La legge Fornero infatti prevede che nelle ipotesi di licenziamento per giusta causa, quindi fondato su ragioni disciplinari di gravissimo inadempimento degli obblighi di legge e di contratto, il giudice debba necessariamente disporre la reintegra del dipendente licenziato nel caso in cui il fatto materiale su cui è fondato il licenziamento risulti non sussistente. Viceversa, nel caso di licenziamento per giustificato motivo oggettivo, quindi fondato non sulla condotta del lavoratore, ma su ragioni tecniche, organizzative o economiche, l’insussistenza del motivo fondante lasciava al giudice la discrezionalità di scegliere tra la reintegra e la corresponsione di un’indennità.

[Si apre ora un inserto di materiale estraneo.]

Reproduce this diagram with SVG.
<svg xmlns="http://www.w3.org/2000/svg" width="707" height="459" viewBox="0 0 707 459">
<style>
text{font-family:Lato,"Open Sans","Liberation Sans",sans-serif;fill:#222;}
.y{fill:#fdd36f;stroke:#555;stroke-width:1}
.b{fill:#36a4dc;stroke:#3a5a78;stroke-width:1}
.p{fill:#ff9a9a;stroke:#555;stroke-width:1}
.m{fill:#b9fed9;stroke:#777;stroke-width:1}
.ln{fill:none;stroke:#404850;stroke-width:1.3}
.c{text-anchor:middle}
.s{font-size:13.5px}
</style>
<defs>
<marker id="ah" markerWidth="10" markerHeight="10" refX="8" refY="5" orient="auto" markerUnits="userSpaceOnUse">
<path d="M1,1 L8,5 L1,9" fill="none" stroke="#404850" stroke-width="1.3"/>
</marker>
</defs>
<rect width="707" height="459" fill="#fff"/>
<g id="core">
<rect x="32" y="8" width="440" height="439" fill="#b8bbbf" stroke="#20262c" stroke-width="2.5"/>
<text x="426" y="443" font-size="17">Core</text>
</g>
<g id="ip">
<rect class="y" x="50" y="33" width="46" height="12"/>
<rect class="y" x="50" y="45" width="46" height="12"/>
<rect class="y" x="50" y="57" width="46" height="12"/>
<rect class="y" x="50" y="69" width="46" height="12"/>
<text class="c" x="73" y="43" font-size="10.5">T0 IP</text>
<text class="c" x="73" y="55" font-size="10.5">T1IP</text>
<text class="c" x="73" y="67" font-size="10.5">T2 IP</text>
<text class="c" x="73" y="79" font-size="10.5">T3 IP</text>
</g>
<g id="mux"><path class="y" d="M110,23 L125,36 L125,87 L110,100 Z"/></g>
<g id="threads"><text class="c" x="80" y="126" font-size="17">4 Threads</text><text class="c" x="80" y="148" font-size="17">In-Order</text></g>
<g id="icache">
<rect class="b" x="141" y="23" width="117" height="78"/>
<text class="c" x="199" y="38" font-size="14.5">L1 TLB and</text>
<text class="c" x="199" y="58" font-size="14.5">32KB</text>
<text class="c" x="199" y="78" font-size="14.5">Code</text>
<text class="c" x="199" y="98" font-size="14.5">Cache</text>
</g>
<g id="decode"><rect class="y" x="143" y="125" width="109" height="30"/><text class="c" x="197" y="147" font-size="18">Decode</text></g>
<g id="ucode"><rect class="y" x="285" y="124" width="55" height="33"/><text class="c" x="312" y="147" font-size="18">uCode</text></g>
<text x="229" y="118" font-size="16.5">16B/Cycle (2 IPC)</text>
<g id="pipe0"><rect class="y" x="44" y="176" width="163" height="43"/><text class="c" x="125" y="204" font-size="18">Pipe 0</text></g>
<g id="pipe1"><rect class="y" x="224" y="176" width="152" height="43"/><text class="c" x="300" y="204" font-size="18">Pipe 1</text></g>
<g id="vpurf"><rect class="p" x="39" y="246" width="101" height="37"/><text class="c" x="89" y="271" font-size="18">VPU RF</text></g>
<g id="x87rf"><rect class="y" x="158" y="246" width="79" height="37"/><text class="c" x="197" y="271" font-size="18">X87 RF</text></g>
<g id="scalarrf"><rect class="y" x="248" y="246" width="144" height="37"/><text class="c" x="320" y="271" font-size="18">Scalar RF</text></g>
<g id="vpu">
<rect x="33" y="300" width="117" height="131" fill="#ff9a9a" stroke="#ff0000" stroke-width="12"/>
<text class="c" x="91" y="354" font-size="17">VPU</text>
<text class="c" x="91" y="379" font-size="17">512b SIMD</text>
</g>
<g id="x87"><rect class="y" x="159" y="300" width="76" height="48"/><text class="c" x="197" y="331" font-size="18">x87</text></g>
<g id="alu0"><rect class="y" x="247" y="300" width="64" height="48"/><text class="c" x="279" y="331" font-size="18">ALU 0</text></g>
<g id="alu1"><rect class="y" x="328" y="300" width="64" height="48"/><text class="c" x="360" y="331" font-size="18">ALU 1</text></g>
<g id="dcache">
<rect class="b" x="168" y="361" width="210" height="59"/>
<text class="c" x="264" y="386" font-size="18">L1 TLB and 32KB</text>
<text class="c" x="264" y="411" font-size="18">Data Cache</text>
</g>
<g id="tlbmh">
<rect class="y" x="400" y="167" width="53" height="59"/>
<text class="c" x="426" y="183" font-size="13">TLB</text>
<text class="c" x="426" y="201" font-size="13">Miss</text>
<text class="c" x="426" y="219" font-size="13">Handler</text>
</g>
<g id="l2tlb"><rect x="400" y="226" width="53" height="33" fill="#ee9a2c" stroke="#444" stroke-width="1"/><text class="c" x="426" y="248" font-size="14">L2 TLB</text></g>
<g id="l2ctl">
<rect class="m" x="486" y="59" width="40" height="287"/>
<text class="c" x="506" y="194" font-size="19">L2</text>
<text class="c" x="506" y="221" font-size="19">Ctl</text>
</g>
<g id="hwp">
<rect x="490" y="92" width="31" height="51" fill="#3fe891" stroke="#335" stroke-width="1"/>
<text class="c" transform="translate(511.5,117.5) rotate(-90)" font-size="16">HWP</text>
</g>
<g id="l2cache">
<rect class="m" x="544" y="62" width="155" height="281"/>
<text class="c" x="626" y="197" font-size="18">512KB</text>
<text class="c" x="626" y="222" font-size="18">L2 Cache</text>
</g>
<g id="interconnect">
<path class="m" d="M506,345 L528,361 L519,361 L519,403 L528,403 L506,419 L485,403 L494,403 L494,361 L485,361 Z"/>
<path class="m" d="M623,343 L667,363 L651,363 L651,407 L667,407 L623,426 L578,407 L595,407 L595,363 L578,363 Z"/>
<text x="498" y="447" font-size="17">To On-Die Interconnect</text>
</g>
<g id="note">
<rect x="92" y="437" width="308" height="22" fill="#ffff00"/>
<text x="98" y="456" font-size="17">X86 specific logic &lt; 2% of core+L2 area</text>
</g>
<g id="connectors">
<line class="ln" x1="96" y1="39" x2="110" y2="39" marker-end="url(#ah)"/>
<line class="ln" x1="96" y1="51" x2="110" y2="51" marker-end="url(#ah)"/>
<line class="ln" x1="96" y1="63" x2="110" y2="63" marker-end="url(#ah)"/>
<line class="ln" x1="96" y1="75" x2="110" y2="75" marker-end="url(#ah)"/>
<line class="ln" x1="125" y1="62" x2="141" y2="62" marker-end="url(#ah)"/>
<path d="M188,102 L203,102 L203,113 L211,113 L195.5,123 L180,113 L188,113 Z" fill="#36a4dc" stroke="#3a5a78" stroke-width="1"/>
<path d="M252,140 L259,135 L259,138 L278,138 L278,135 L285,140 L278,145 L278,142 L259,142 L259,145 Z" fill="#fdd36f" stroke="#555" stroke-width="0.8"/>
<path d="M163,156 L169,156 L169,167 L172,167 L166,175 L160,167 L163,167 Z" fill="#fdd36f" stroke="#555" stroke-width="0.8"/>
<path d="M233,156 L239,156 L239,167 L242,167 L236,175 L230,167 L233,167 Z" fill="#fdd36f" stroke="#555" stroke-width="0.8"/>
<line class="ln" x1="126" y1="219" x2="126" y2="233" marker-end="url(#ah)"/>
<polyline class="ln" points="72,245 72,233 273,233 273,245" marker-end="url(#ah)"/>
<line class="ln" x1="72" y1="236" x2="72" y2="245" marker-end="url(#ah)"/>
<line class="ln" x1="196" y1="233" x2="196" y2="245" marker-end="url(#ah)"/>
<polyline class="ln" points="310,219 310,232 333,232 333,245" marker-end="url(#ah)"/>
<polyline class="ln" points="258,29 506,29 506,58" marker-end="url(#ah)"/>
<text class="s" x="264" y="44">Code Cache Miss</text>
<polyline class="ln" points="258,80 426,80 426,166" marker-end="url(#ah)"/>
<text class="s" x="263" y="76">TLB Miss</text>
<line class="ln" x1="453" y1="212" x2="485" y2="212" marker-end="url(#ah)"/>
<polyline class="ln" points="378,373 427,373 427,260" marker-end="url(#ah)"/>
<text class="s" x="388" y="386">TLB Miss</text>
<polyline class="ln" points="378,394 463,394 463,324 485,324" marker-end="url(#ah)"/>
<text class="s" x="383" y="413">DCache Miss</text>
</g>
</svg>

La Corte ha ora ritenuto legittima la questione di costituzionalità sollevata dal Tribunale di Ravenna. Le motivazioni della sentenza saranno depositate nelle prossime settimane. Consentire al giudice di decidere caso per caso se reintegrare oppure no il dipendente licenziato, comporterebbe – secondo la Corte – dare la possibilità di trattare in modo diverso situazioni identiche dal punto di vista della tutela applicabile.

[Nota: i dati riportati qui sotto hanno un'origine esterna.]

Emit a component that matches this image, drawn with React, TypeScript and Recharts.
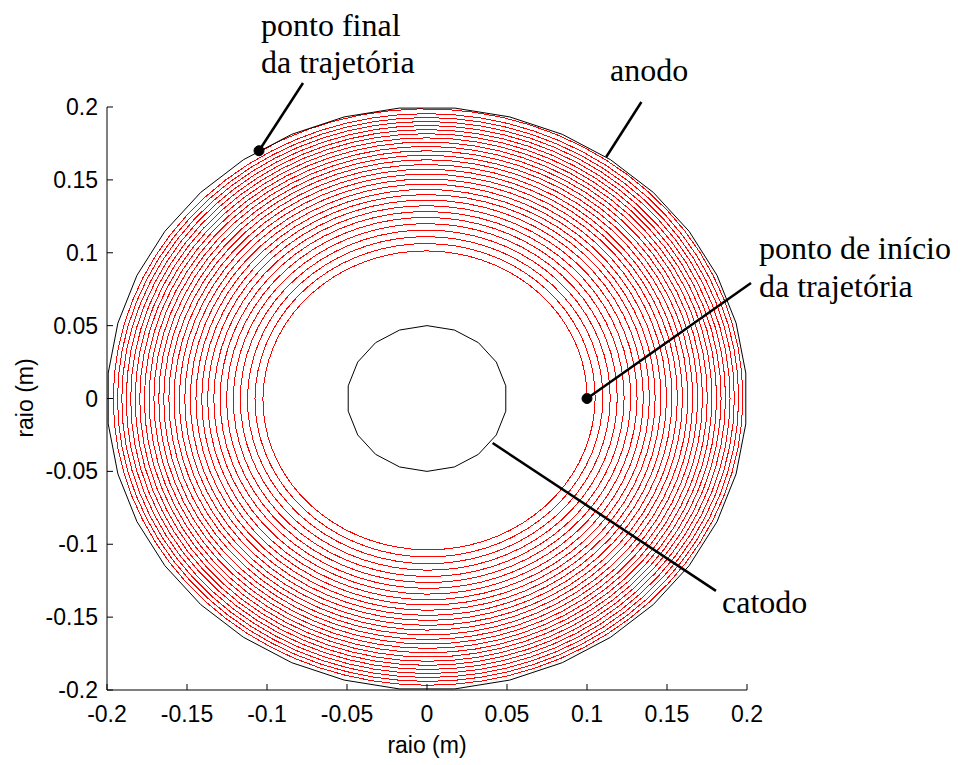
import React from 'react';
import { ComposedChart, Line, XAxis, YAxis, ReferenceLine, ReferenceDot } from 'recharts';

// Radius of the trajectory each time it crosses the positive x axis (m)
const TURN_RADII = [
  0.1, 0.1051, 0.1099, 0.1145, 0.1189, 0.1232, 0.1273, 0.1313, 0.1352, 0.139,
  0.1426, 0.1462, 0.1497, 0.1531, 0.1565, 0.1597, 0.163, 0.1661, 0.1692, 0.1722,
  0.1752, 0.1781, 0.181, 0.1838, 0.1866, 0.1894, 0.1921, 0.1948, 0.1974,
];
const END_ANGLE_DEG = 122;
const END_RADIUS = 0.1992;

const CATHODE_RADIUS = 0.05;
const CATHODE_SIDES = 18;
const ANODE_RADIUS = 0.2;
const ANODE_SIDES = 36;

const X_TICKS = [-0.2, -0.15, -0.1, -0.05, 0, 0.05, 0.1, 0.15, 0.2];
const X_TICK_LABELS = ['-0.2', '-0.15', '-0.1', '-0.05', '0', '0.05', '0.1', '0.15', '0.2'];
const Y_TICKS = [-0.2, -0.15, -0.1, -0.05, 0, 0.05, 0.1, 0.15, 0.2];
const Y_TICK_LABELS = ['-0.2', '-0.15', '-0.1', '-0.05', '0', '0.05', '0.1', '0.15', '0.2'];

const START_POINT = { x: 0.1, y: 0 };
const END_POINT = { x: -0.105, y: 0.17 };

const STEPS_PER_TURN = 72;

function buildSpiral() {
  const pts: { x: number; y: number }[] = [];
  for (let k = 0; k < TURN_RADII.length - 1; k++) {
    for (let j = 0; j < STEPS_PER_TURN; j++) {
      const t = j / STEPS_PER_TURN;
      const th = 2 * Math.PI * t;
      const r = TURN_RADII[k] + (TURN_RADII[k + 1] - TURN_RADII[k]) * t;
      pts.push({ x: r * Math.cos(th), y: r * Math.sin(th) });
    }
  }
  const last = TURN_RADII[TURN_RADII.length - 1];
  const endSteps = Math.round((END_ANGLE_DEG / 360) * STEPS_PER_TURN);
  for (let j = 0; j <= endSteps; j++) {
    const f = j / endSteps;
    const th = (END_ANGLE_DEG * Math.PI / 180) * f;
    const r = last + (END_RADIUS - last) * f;
    pts.push({ x: r * Math.cos(th), y: r * Math.sin(th) });
  }
  return pts;
}

function buildPolygon(radius: number, sides: number) {
  const pts: { x: number; y: number }[] = [];
  const offset = Math.PI / sides;
  for (let i = 0; i <= sides; i++) {
    const th = offset + (2 * Math.PI * i) / sides;
    pts.push({ x: radius * Math.cos(th), y: radius * Math.sin(th) });
  }
  return pts;
}

const spiral = buildSpiral();
const cathode = buildPolygon(CATHODE_RADIUS, CATHODE_SIDES);
const anode = buildPolygon(ANODE_RADIUS, ANODE_SIDES);

const SANS = '"Liberation Sans", Arial, sans-serif';
const TICK_FONT = { fontFamily: SANS, fontSize: 23, fill: '#000' };
const SERIF = '"Liberation Serif", "Times New Roman", serif';

const XTick = (props: any) => {
  const { x, y, payload } = props;
  const i = X_TICKS.indexOf(payload.value);
  return (
    <g>
      <line x1={x} x2={x} y1={y} y2={y - 6} stroke="#000" strokeWidth={1} />
      <text x={x} y={y + 32} textAnchor="middle" {...TICK_FONT}>
        {i >= 0 ? X_TICK_LABELS[i] : payload.value}
      </text>
    </g>
  );
};

const YTick = (props: any) => {
  const { x, y, payload } = props;
  const i = Y_TICKS.indexOf(payload.value);
  return (
    <g>
      <line x1={x} x2={x + 6} y1={y} y2={y} stroke="#000" strokeWidth={1} />
      <text x={x - 9} y={y + 8} textAnchor="end" {...TICK_FONT}>
        {i >= 0 ? Y_TICK_LABELS[i] : payload.value}
      </text>
    </g>
  );
};

const annotStroke = { stroke: '#000', strokeWidth: 2.5 };

export default function App() {
  return (
    <div style={{ position: 'absolute', left: 0, top: 0, width: 962, height: 765, background: '#fff' }}>
      <ComposedChart
        width={962}
        height={765}
        margin={{ top: 107, right: 215, bottom: 45, left: 47 }}
        style={{ overflow: 'visible' }}
      >
        <XAxis
          type="number"
          dataKey="x"
          domain={[-0.2, 0.2]}
          ticks={X_TICKS}
          allowDataOverflow
          tickLine={false}
          tickSize={0}
          tickMargin={0}
          height={30}
          axisLine={{ stroke: '#000', strokeWidth: 1 }}
          tick={<XTick />}
          interval={0}
        />
        <YAxis
          type="number"
          dataKey="y"
          domain={[-0.2, 0.2]}
          ticks={Y_TICKS}
          allowDataOverflow
          tickLine={false}
          tickSize={0}
          tickMargin={0}
          width={60}
          axisLine={{ stroke: '#000', strokeWidth: 1 }}
          tick={<YTick />}
          interval={0}
        />
        <Line data={spiral} dataKey="y" type="linear" dot={false} stroke="#ff0000" strokeWidth={1} shapeRendering="crispEdges" isAnimationActive={false} />
        <Line data={anode} dataKey="y" type="linear" dot={false} stroke="#000" strokeWidth={1} isAnimationActive={false} />
        <Line data={cathode} dataKey="y" type="linear" dot={false} stroke="#000" strokeWidth={1} isAnimationActive={false} />

        <ReferenceLine segment={[END_POINT, { x: -0.0775, y: 0.2165 }]} ifOverflow="visible" {...annotStroke} />
        <ReferenceLine segment={[{ x: 0.112, y: 0.1657 }, { x: 0.134, y: 0.2034 }]} ifOverflow="visible" {...annotStroke} />
        <ReferenceLine segment={[START_POINT, { x: 0.2025, y: 0.0793 }]} ifOverflow="visible" {...annotStroke} />
        <ReferenceLine segment={[{ x: 0.041, y: -0.0305 }, { x: 0.1806, y: -0.132 }]} ifOverflow="visible" {...annotStroke} />
        <ReferenceDot x={END_POINT.x} y={END_POINT.y} r={5} fill="#000" stroke="#000" ifOverflow="visible" />
        <ReferenceDot x={START_POINT.x} y={START_POINT.y} r={5} fill="#000" stroke="#000" ifOverflow="visible" />
      </ComposedChart>
      <svg width={962} height={765} style={{ position: 'absolute', left: 0, top: 0, pointerEvents: 'none' }}>
        <g fontFamily={SERIF} fontSize={32} fill="#000">
          <text x={261} y={36}>ponto final</text>
          <text x={261} y={73}>da trajetória</text>
          <text x={610} y={81}>anodo</text>
          <text x={759} y={259}>ponto de início</text>
          <text x={759} y={297}>da trajetória</text>
          <text x={722} y={613}>catodo</text>
        </g>
        <g fontFamily={SANS} fontSize={23} fill="#000">
          <text x={427} y={753} textAnchor="middle">raio (m)</text>
          <text x={0} y={0} textAnchor="middle" transform="translate(33,398) rotate(-90)">raio (m)</text>
        </g>
      </svg>
    </div>
  );
}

Il margine di discrezionalità attribuito al giudice appare quindi eccessivamente ampio e, in assenza di criteri normativi, sembra porsi in contrasto con il principio del giusto processo posto dall’articolo 111 secondo comma e con il principio di pari dignità sociale ed uguaglianza di fronte alla legge stabilito dall’articolo 3 della Costituzione. Le motivazioni come detto non sono ancora depositate, tuttavia forse si potrebbe osservare che comunque la giusta causa e il giustificato motivo oggettivo costituiscono differenti ipotesi di risoluzione del rapporto, la prima riguardante una condotta di natura tale da interrompere con effetto immediato il vincolo fiduciario che deve sussistere tra il lavoratore ed il datore di lavoro. La seconda invece concerne ragioni inerenti all’attività produttiva, l’organizzazione del lavoro e il regolare funzionamento della stessa. A situazioni differenti potrebbero pertanto legittimamente corrispondere conseguenze differenti. Tuttavia, resta il fatto che l’elemento che principalmente caratterizza ambedue le due ipotesi è la risoluzione del rapporto fondata su un fatto dimostrato inesistente in giudizio. Perciò non pare giustificata la notevole discrezionalità lasciata al giudice nel caso del licenziamento per ragioni economiche. Il margine è in effetti molto ampio: si tratta infatti di far riavere oppure no il posto di lavoro perso. Viceversa, in esito alla sentenza della Corte i giudici non potranno più disporre della facoltà e condannare il datore di lavoro al risarcimento del danno, dichiarando cessato il rapporto, ma dovranno necessariamente reintegrare il lavoratore sul posto di lavoro.